I want to rewrite our current monitoring solution to get UCS faults from Intersight rather than polling individual UCSM.
The format of the fault must be the following:
DC - Server ChassisId/SlotId - Short fault description
LON - Server 3/6 - DIMM A0/A1 failed
The description must contain full error text.
I've done this for individual UCSM using PowerShell, but for Intersight PowerShell module as well as Python it's just a wrapper for the REST API endpoints, there is no way to do something like in PowerShell:
Get-UcsBlade | where SlotId -eq 3/8 | Get-UcsFaults
In general, there were two ways how to get faults:
Store Get-Faults output and then group by Dn
Get-UcsBlade | where (Get-Faults)
basically return all blades where faults non-empty.
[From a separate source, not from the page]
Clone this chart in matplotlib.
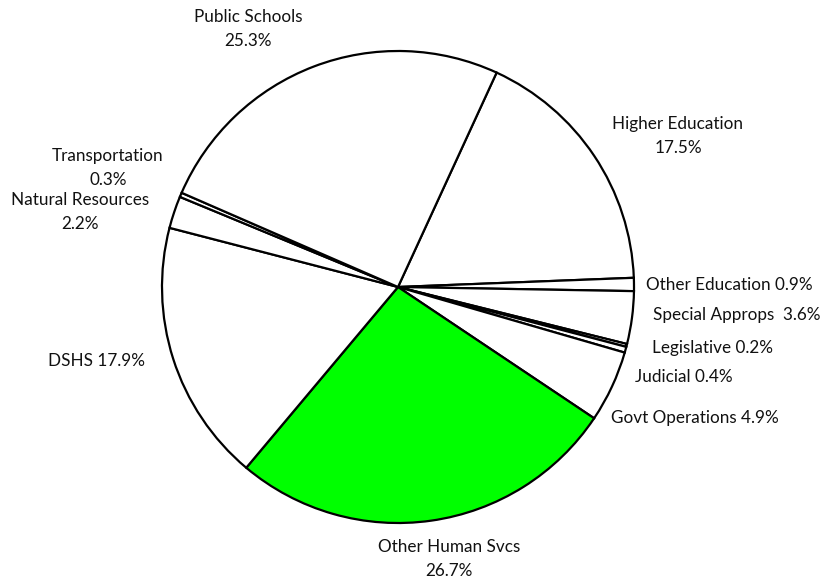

The problem for now that querying fault/Instances Intersight endpoint returning faults without references to the physical blade to which they are belonging to.
Ideally would be (to minimize the number of queries sent to Intersight) to retrieve all faults with parents/ancestors, I mean blades, which as well contain ServiceProfile information (just a name if associated) and datacenter as a tag.
So far I can't find any interceptions between faults and physical (blades) or network-element (FIs) summaries to map one output on another even if I had to run 3 separate queries.